1. Have a plan and discuss it
Before you put pen to paper, Rolfson advises discussing with your fiancé and wedding officiant how you envision your vows so that everyone is on the same page. Think about things such as the tone you want to set and whether you want to design vows with your fiancé or write vows individually. "Whatever you decide, ensure guidelines are in place so all parties are pleased. This will help prevent unwelcome surprises or disappointments," she says.
2. Start small
Writing your own vows can feel daunting. You want to find the perfect way to capture how you feel about one another and what you want your marriage to be, but start slowly. "Don't get overwhelmed by trying to write your vows in one sitting," says Rolfson. She suggests starting with a few bullet points, and then letting your thoughts flow freely. The first goal of writing wedding vows is to simply get something down on paper. You can edit what you've written later.
3. Be honest and sincere
As you begin writing your vows, it's important that they convey your love for your fiancé, while also reflecting who you are and your personal voice. "Speak from the heart," says Rolfson. "Your fiancé fell in love with you, so make sure the vows reflect your true self."

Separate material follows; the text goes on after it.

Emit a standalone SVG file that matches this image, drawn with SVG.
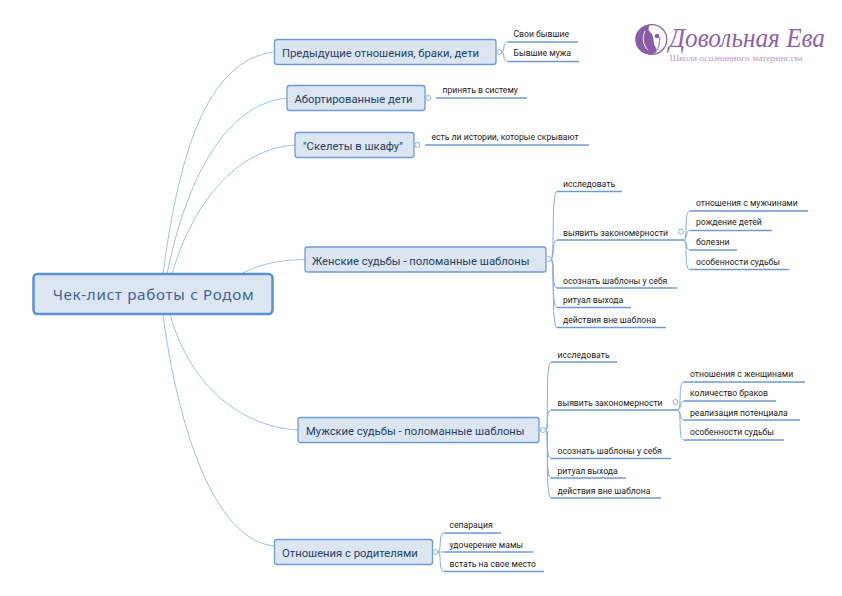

4. Don't share intimate details
Not every inside joke or crazy story, no matter how much it says about your relationship, should make it into your vows. "Some stories or jokes between couples could be interpreted as inappropriate or make wedding guests feel uncomfortable," Rolfson explains. "Many times, word selection changes can save wedding vows from being misconstrued." Remember: When it doubt, leave it out.
5. Keep things light and positive
This is a toast not a roast, notes Rolfson. "Wedding vows toast the beginning of your new life together and should acknowledge the sacred nature of your commitment," she explains. "Further, wedding vows should not include sad memories or stories of fighting or anger." Instead, focus on the positive and the joys of being a couple. This will ensure you create memorable vows that reflect where you are now. Even if some sad memories helped you get where you are, Rolfson advises leaving those details out. "Don't risk your fiancé or wedding guests feeling uncomfortable or embarrassed."
6. Keep your vows short and sweet
Although there are likely endless reasons you love your fiancé and many stories about your life together that your want to share, keep your vows short. Rolfson notes that vows shouldn't exceed a few simple paragraphs. Otherwise, they won't be as impactful. "For many couples, it's helpful to agree on a specific word count for wedding vows," she says, and recommends 175 to 250 words. "Since people speak at different speeds, especially when they're nervous or excited, word count is an easier way to keep vows "short and sweet" rather than setting a time limit."
7. Make sure to practice ahead of time
Take any potential stress out of writing your own vows by ensuring the whole process – from writing to rehearsing – isn't rushed. "Allow time for proper planning and practice, and give yourself enough time to develop, organize and rehearse your vows," says Rolfson. With ample time, you won't feel the added pressure that comes with procrastinating. It's a good idea to devise a schedule and set some goals (i.e. rough draft written by X date) to keep you on track.
8. Create cheat sheets for the ceremony
Even if you know your vows by heart, you don't want to risk drawing a momentary blank during the ceremony. To avoid a slipup, Rolfson advises preparing note cards. "Have a copy of your vows available should you lose your place, and give an extra sheet to your maid of honor or best man for safe keeping," she says.